Will you repeat only the lines from the one with "Emit a component" through the one with "Chart.register(...registerables);", both included, leaving every picture out?
************
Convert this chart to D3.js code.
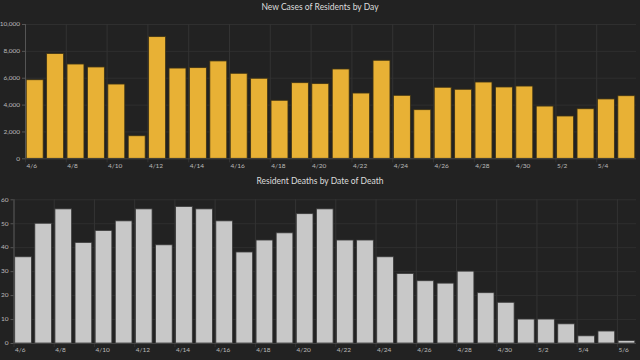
<!DOCTYPE html>
<html>
<head>
<meta charset="utf-8">
<script src="https://cdn.jsdelivr.net/npm/d3@7"></script>
<style>
html,body{margin:0;padding:0;background:#222222;}
svg{display:block;}
</style>
</head>
<body>
<svg id="chart" width="640" height="360"></svg>
<script>
const caseDates = ["4/6","4/7","4/8","4/9","4/10","4/11","4/12","4/13","4/14","4/15","4/16","4/17","4/18","4/19","4/20","4/21","4/22","4/23","4/24","4/25","4/26","4/27","4/28","4/29","4/30","5/1","5/2","5/3","5/4","5/5"];
const caseValues = [5850,7800,7020,6800,5530,1680,9060,6720,6750,7250,6330,5960,4320,5630,5560,6650,4860,7300,4690,3620,5290,5140,5680,5310,5380,3890,3150,3690,4420,4660];
const deathDates = ["4/6","4/7","4/8","4/9","4/10","4/11","4/12","4/13","4/14","4/15","4/16","4/17","4/18","4/19","4/20","4/21","4/22","4/23","4/24","4/25","4/26","4/27","4/28","4/29","4/30","5/1","5/2","5/3","5/4","5/5","5/6"];
const deathValues = [36,50,56,42,47,51,56,41,57,56,51,38,43,46,54,56,43,43,36,29,26,25,30,21,17,10,10,8,3,5,1];
const caseTicks = [0,2000,4000,6000,8000,10000];
const deathTicks = [0,10,20,30,40,50,60];
const titles = ["New Cases of Residents by Day","Resident Deaths by Date of Death"];

const svg = d3.select("#chart");
const font = "Lato, 'Open Sans', sans-serif";

function panel(cfg){
  const g = svg.append("g");
  const x = d3.scaleBand().domain(cfg.dates).range([cfg.x0, cfg.x1]).paddingInner(0.17).paddingOuter(0.06);
  const y = d3.scaleLinear().domain([0, cfg.ticks[cfg.ticks.length-1]]).range([cfg.y0, cfg.y1]);
  const step = x.step();
  const gx = i => cfg.x0 + i*step;
  // horizontal grid
  g.selectAll(".hg").data(cfg.ticks.slice(1)).join("line")
    .attr("x1", cfg.x0).attr("x2", cfg.x1)
    .attr("y1", d=>y(d)+0.5).attr("y2", d=>y(d)+0.5)
    .attr("stroke", "#2f2f2f").attr("stroke-width", 1);
  // vertical grid
  const idx = cfg.dates.map((d,i)=>i).filter(i=>i%2===0);
  g.selectAll(".vg").data(idx).join("line")
    .attr("x1", i=>gx(i)+0.5).attr("x2", i=>gx(i)+0.5)
    .attr("y1", cfg.y1).attr("y2", cfg.y0+4)
    .attr("stroke", "#333333").attr("stroke-width", 1);
  // bars
  g.selectAll(".bar").data(cfg.values).join("rect")
    .attr("x", (d,i)=>x(cfg.dates[i]))
    .attr("width", x.bandwidth())
    .attr("y", d=>y(d))
    .attr("height", d=>cfg.y0 - y(d))
    .attr("fill", cfg.color)
    .attr("stroke", cfg.stroke).attr("stroke-width", 0.8);
  // y axis line
  g.append("line").attr("x1", cfg.x0+0.5).attr("x2", cfg.x0+0.5)
    .attr("y1", cfg.y1).attr("y2", cfg.y0)
    .attr("stroke", "#555").attr("stroke-width", 1);
  // x axis line
  g.append("line").attr("x1", cfg.x0).attr("x2", cfg.x1)
    .attr("y1", cfg.y0+0.5).attr("y2", cfg.y0+0.5)
    .attr("stroke", "#444").attr("stroke-width", 1);
  // y tick marks
  g.selectAll(".yt").data(cfg.ticks).join("line")
    .attr("x1", cfg.x0-3).attr("x2", cfg.x0)
    .attr("y1", d=>y(d)+0.5).attr("y2", d=>y(d)+0.5)
    .attr("stroke", "#555");
  // y labels
  g.selectAll(".yl").data(cfg.ticks).join("text")
    .attr("x", cfg.x0-5).attr("y", d=>y(d))
    .attr("dy", "0.35em").attr("text-anchor", "end")
    .attr("font-family", font).attr("font-size", 6.5).attr("fill", "#bbbbbb")
    .text(d=>d3.format(",")(d));
  // x labels
  g.selectAll(".xl").data(idx).join("text")
    .attr("x", i=>gx(i)+1.5).attr("y", cfg.y0+7)
    .attr("dy", "0.35em").attr("text-anchor", "start")
    .attr("font-family", font).attr("font-size", 6.5).attr("fill", "#bbbbbb")
    .text(i=>cfg.dates[i]);
  // title
  svg.append("text").attr("x", 320).attr("y", cfg.ty)
    .attr("text-anchor", "middle").attr("dy", "0.35em")
    .attr("font-family", font).attr("font-size", 8.5).attr("fill", "#dddddd")
    .text(cfg.title);
}

panel({dates: caseDates, values: caseValues, ticks: caseTicks, x0: 25, x1: 636, y0: 158.3, y1: 24,
  color: "#e8b135", stroke: "#3d3215", title: titles[0], ty: 7});
panel({dates: deathDates, values: deathValues, ticks: deathTicks, x0: 13.5, x1: 636, y0: 343, y1: 199.3,
  color: "#c8c8c8", stroke: "#3a3a3a", title: titles[1], ty: 181});
</script>
</body>
</html>
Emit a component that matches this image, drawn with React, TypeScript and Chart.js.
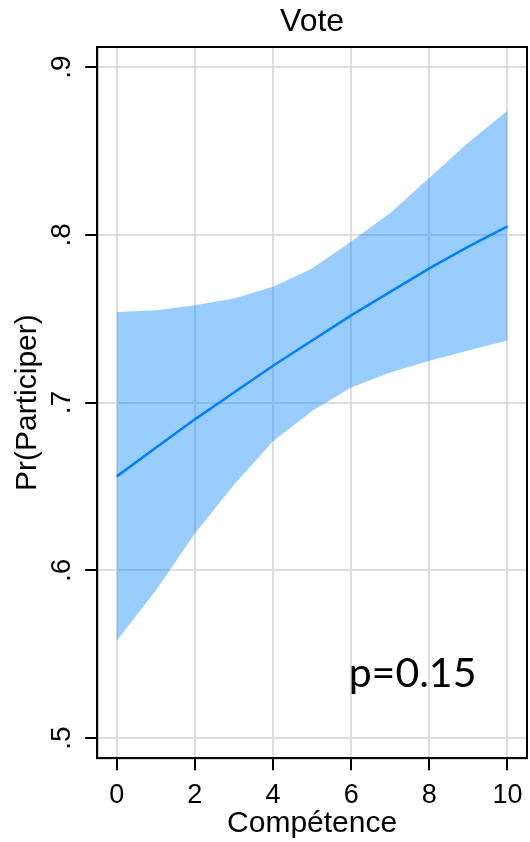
import React, { useEffect, useRef } from "react";
import { Chart, registerables } from "chart.js";

Chart.register(...registerables);

const xValues = [0, 1, 2, 3, 4, 5, 6, 7, 8, 9, 10];
const fitted = [0.656, 0.673, 0.69, 0.706, 0.722, 0.737, 0.752, 0.766, 0.78, 0.793, 0.805];
const upper = [0.754, 0.755, 0.758, 0.762, 0.769, 0.78, 0.796, 0.813, 0.834, 0.855, 0.874];
const lower = [0.558, 0.588, 0.622, 0.651, 0.677, 0.695, 0.709, 0.718, 0.725, 0.731, 0.737];
const xTicks = [0, 2, 4, 6, 8, 10];
const yTicks = [0.5, 0.6, 0.7, 0.8, 0.9];
const yTickLabels = [".5", ".6", ".7", ".8", ".9"];
const chartTitle = "Vote";
const xTitle = "Compétence";
const yTitle = "Pr(Participer)";
const annotationText = "p=0.15";
const annotationAt = { x: 7.57, y: 0.5304 };

const FONT = "'Liberation Sans', Arial, Helvetica, sans-serif";

export default function App() {
  const ref = useRef<HTMLCanvasElement | null>(null);
  useEffect(() => {
    if (!ref.current) return;
    const pts = (arr: number[]) => xValues.map((x, i) => ({ x, y: arr[i] }));
    const framePlugin = {
      id: "frame",
      afterDraw(chart: any) {
        const { ctx, chartArea } = chart;
        ctx.save();
        ctx.strokeStyle = "#000";
        ctx.lineWidth = 2;
        ctx.strokeRect(chartArea.left, chartArea.top, chartArea.right - chartArea.left, chartArea.bottom - chartArea.top);
        ctx.restore();
      },
    };
    const annotPlugin = {
      id: "annot",
      afterDatasetsDraw(chart: any) {
        const { ctx, scales } = chart;
        const px = scales.x.getPixelForValue(annotationAt.x);
        const py = scales.y.getPixelForValue(annotationAt.y);
        ctx.save();
        ctx.fillStyle = "#000";
        ctx.font = "41px Lato, 'Open Sans', sans-serif";
        ctx.textAlign = "center";
        ctx.textBaseline = "alphabetic";
        ctx.fillText(annotationText, px, py);
        ctx.restore();
      },
    };
    const chart = new Chart(ref.current, {
      type: "line",
      data: {
        datasets: [
          {
            data: pts(upper),
            borderWidth: 0,
            pointRadius: 0,
            fill: "+1",
            backgroundColor: "rgba(0,128,255,0.4)",
            borderColor: "rgba(0,0,0,0)",
            tension: 0,
          },
          {
            data: pts(lower),
            borderWidth: 0,
            pointRadius: 0,
            fill: false,
            borderColor: "rgba(0,0,0,0)",
            tension: 0,
          },
          {
            data: pts(fitted),
            borderWidth: 2.5,
            pointRadius: 0,
            fill: false,
            borderColor: "#0080FF",
            tension: 0,
          },
        ],
      },
      options: {
        responsive: false,
        animation: false,
        events: [],
        layout: { padding: { left: 0, right: 3, top: 0, bottom: 0 } },
        plugins: {
          legend: { display: false },
          tooltip: { enabled: false },
          title: { display: false },
        },
        scales: {
          x: {
            type: "linear",
            position: "bottom",
            min: -0.5,
            max: 10.5,
            afterBuildTicks: (s: any) => {
              s.ticks = xTicks.map((v) => ({ value: v }));
            },
            grid: { color: "#dedede", lineWidth: 2, tickColor: "#000", tickWidth: 2, tickLength: 12 },
            border: { display: true, color: "#000", width: 2 },
            ticks: {
              color: "#000",
              font: { family: FONT, size: 27, lineHeight: 1.55 },
              padding: 4,
              maxRotation: 0,
            },
            title: {
              display: true,
              text: xTitle,
              color: "#000",
              font: { family: FONT, size: 30, lineHeight: 1 },
              padding: { top: -11, bottom: 3 },
            },
          },
          top: {
            type: "linear",
            position: "top",
            min: -0.5,
            max: 10.5,
            grid: { display: false, drawTicks: false },
            border: { display: false },
            ticks: { display: false },
            title: {
              display: true,
              text: chartTitle,
              color: "#000",
              font: { family: FONT, size: 32, lineHeight: 1 },
              padding: { top: 6, bottom: 9 },
            },
          },
          y: {
            type: "linear",
            min: 0.488,
            max: 0.912,
            afterBuildTicks: (s: any) => {
              s.ticks = yTicks.map((v) => ({ value: v }));
            },
            grid: { color: "#dedede", lineWidth: 2, tickColor: "#000", tickWidth: 2, tickLength: 12 },
            border: { display: true, color: "#000", width: 2 },
            ticks: {
              color: "#000",
              font: { family: FONT, size: 28, lineHeight: 0.7 },
              padding: 11.3,
              minRotation: 90,
              maxRotation: 90,
              crossAlign: "center",
              callback: (v: any) => {
                const i = yTicks.findIndex((t) => Math.abs(t - Number(v)) < 1e-9);
                return i >= 0 ? yTickLabels[i] : "";
              },
            },
            title: {
              display: true,
              text: yTitle,
              color: "#000",
              font: { family: FONT, size: 30, lineHeight: 1 },
              padding: { top: 13, bottom: 0 },
            },
          },
        },
      },
      plugins: [framePlugin, annotPlugin],
    } as any);
    return () => chart.destroy();
  }, []);
  return (
    <div style={{ position: "absolute", left: 0, top: 0, width: 530, height: 842, background: "#fff" }}>
      <canvas ref={ref} width={530} height={842} style={{ display: "block" }} />
    </div>
  );
}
************
Full output
Emit a component that matches this image, drawn with React, TypeScript and Chart.js.
import React, { useEffect, useRef } from "react";
import { Chart, registerables } from "chart.js";

Chart.register(...registerables);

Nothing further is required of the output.